After a night of thunder and lightening, I was hoping it would be a better day, but the rain came down in torrents for a while, which it was bound to at some point. I was glad to find these red spring onions in the shop to bring home and paint, although why they are here as we head into Autumn, I am not sure.

Their first year

This is the first year that we have had this apple tree which we bought as a cordon, and were not expecting too much. In this extraordinary weather we have been having, we were hoping only that it would stay alive. To see it actually produce some fruit, even though it may not come to much, has been a wonderful bonus, and persuades us that it must be reasonably happy where it is.

The one that got away

In a field of freshly baled straw or hay, it seems unlikely that one could be overlooked, but this one seems to be making a bid for freedom, having somehow rolled unnoticed to the edge of the field, half hidden in the shadows against the fence, as though hoping it won’t be scooped up and stacked on a trailer along with its siblings. You sometimes see other bales which have escaped in earlier years, their freshness washed out to a colourless grey, melting back into the undergrowth, unseen and unloved. Will this be one of those or will it be rescued?

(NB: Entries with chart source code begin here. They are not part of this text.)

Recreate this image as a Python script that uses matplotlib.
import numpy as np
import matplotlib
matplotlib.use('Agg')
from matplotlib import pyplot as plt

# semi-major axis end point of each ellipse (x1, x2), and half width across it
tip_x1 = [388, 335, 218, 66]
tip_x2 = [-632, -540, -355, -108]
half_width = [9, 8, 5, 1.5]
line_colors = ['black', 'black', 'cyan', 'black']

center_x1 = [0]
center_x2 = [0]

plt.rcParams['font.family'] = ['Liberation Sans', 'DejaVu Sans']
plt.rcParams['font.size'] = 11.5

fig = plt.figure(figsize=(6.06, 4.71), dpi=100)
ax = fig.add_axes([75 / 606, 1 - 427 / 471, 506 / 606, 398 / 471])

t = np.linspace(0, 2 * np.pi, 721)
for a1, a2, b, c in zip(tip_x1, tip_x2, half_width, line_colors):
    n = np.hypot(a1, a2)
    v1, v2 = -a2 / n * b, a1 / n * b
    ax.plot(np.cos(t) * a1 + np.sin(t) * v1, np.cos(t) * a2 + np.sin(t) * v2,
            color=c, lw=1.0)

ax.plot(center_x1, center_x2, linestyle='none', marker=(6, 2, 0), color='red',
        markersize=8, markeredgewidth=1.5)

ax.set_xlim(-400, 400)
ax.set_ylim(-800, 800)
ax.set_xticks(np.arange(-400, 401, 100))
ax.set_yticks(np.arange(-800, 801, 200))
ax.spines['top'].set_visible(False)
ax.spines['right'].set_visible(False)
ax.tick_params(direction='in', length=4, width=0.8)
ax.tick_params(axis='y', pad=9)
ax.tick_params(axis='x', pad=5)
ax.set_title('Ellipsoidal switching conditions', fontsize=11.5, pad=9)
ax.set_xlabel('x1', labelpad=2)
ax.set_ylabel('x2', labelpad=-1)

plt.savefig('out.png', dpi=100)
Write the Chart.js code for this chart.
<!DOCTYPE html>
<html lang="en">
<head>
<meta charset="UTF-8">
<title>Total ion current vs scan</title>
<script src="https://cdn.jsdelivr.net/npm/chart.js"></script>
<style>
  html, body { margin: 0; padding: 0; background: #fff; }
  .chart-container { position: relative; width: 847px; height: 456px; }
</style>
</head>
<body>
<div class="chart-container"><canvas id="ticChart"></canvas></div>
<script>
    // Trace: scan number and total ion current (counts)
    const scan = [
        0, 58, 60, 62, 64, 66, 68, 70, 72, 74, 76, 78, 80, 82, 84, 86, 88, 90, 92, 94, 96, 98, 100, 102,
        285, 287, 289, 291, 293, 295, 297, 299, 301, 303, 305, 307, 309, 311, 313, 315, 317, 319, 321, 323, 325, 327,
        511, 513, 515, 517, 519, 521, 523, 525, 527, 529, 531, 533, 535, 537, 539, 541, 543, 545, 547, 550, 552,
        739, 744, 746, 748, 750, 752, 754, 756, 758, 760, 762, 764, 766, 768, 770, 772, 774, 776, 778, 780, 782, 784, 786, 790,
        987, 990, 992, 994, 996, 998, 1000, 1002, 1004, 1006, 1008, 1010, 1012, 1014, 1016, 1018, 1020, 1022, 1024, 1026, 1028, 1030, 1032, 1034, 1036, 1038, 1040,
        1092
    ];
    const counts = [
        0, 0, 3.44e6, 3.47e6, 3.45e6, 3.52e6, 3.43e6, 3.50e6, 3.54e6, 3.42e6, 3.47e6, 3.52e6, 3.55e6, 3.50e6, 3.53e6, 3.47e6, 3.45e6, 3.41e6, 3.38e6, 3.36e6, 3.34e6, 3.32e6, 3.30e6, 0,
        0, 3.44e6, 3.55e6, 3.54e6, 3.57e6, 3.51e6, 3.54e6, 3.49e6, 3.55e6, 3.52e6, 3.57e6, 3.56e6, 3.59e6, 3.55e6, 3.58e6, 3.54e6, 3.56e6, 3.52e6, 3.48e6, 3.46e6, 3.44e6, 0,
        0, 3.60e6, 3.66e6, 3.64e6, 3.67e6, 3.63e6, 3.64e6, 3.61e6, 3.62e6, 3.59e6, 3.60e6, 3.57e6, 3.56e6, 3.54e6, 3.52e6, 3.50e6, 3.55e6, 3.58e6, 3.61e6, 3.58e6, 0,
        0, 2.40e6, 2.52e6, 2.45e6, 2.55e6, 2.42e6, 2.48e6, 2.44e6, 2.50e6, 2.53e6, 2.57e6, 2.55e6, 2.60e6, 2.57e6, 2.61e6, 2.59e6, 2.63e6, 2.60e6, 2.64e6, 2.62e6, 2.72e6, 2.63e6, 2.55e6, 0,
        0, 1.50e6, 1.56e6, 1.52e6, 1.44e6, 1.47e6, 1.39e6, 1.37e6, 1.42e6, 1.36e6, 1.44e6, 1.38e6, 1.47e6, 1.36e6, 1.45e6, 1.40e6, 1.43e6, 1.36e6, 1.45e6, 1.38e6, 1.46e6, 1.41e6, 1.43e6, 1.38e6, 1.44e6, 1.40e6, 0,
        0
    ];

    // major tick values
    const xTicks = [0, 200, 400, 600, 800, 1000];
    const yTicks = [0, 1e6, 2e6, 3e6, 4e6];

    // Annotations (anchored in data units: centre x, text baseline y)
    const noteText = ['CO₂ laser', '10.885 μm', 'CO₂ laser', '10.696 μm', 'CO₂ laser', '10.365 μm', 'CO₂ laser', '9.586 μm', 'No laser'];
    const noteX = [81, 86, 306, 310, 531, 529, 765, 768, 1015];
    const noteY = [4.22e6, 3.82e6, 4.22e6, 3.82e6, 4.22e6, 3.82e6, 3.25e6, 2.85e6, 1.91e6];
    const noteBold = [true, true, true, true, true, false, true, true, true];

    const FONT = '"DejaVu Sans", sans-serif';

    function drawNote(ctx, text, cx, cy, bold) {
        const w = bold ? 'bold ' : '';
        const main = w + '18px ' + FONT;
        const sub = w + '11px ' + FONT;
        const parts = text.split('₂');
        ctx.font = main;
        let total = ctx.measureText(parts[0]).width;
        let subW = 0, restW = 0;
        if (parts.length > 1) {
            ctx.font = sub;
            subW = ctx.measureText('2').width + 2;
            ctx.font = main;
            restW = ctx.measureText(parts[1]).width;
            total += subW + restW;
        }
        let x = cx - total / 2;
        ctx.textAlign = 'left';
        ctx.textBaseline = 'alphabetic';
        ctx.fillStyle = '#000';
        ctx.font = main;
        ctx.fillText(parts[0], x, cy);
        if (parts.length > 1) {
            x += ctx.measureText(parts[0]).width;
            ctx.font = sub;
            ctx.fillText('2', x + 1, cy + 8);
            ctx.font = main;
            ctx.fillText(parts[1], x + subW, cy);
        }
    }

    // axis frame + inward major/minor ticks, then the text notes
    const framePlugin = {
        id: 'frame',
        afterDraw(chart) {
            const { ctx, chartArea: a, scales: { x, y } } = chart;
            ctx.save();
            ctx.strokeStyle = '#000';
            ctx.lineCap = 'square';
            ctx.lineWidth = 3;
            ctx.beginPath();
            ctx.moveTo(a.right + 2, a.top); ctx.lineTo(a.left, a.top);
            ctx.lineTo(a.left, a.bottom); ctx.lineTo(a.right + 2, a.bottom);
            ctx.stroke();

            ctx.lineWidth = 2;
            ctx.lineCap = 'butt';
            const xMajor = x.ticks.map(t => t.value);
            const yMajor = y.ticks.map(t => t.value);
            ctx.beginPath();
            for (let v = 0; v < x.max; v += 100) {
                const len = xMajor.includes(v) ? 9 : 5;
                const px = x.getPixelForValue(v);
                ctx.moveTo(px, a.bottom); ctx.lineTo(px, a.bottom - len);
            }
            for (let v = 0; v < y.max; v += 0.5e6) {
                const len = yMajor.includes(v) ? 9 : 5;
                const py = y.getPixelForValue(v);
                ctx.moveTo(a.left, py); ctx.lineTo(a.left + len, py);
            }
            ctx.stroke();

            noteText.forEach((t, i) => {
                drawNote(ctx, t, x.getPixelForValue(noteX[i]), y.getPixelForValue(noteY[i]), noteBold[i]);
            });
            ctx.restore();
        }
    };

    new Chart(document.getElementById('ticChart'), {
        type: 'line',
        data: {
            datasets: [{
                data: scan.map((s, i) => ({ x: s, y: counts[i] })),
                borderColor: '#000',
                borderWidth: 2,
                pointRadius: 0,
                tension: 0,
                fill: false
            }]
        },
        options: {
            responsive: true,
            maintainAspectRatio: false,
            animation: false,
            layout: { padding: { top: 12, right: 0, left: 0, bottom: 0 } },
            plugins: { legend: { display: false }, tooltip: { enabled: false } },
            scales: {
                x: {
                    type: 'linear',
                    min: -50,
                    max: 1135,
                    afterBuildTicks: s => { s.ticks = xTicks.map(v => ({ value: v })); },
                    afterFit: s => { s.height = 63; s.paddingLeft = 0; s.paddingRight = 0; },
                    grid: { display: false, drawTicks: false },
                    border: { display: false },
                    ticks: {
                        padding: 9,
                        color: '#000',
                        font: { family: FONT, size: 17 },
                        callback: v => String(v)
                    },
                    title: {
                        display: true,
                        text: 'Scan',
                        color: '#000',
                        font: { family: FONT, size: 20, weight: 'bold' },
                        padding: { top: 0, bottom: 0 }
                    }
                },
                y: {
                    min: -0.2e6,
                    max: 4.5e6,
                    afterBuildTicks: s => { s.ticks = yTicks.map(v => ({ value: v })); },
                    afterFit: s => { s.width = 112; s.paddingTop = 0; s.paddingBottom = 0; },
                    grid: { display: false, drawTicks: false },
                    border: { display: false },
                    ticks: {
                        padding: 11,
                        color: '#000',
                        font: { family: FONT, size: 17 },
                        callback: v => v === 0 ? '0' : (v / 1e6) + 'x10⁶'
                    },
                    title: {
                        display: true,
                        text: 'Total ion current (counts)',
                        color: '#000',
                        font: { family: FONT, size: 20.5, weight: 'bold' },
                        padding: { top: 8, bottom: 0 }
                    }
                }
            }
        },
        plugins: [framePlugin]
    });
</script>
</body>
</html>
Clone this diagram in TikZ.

Bales at Little Rissington

I’ve been keeping my eye on this field for some time, waiting for it to be baled up as I knew it would be. Luckily I spotted it from a distance as I was about to go in another direction, and I set off straight away, as I knew from experience that if I didn’t, the opportunity would be lost. On one of the hottest days we have had recently, I was able to stand in the shadow of a tree and collect enough information from this location which I know well, to be able to paint this as soon as I returned home.


Sunflowers are such an essential part of Summer that they have long been a perennial favourite for artists. This does not make them any easier to paint however. As a plant they are not particularly delicate or subtle in any way. They are usually big, sometimes very big. Also bright and joyful, bringing a smile onto many a face. So this is how I tried to paint them, big and boldly, concentrating on the larger shapes, trying to keep things simple rather than becoming too bogged down with individual petals and so on. I also used more Prussiaan Blue in the greens than usual, which I think works quite well.

Across the field

Walking around the edge of this field in Little Rissington made me realize just how dry the ground is underneath. Usually at this time of year cracks start to appear as the earth dries out, but at the moment those cracks have become wider and much deeper than any I remember seeing before.

Red Geranium

I’ve been meaning to paint a Geranium (or Pelargonium) for some time to add to my series of floral greeting cards. I used mostly Cadmium Scarlet with some yellow and also Alizarin Crimson for the flowers. The leaves are mostly Lemon, permanent sap green and French ultramarine with Burnt sienna.

Luckily these plants are drought and heat tolerant so our recent weather has suited them quite well. They have long been a favourite of mine and I always try and have at least one as a house plant. They can live for a number of years and become quite unruly if you let them.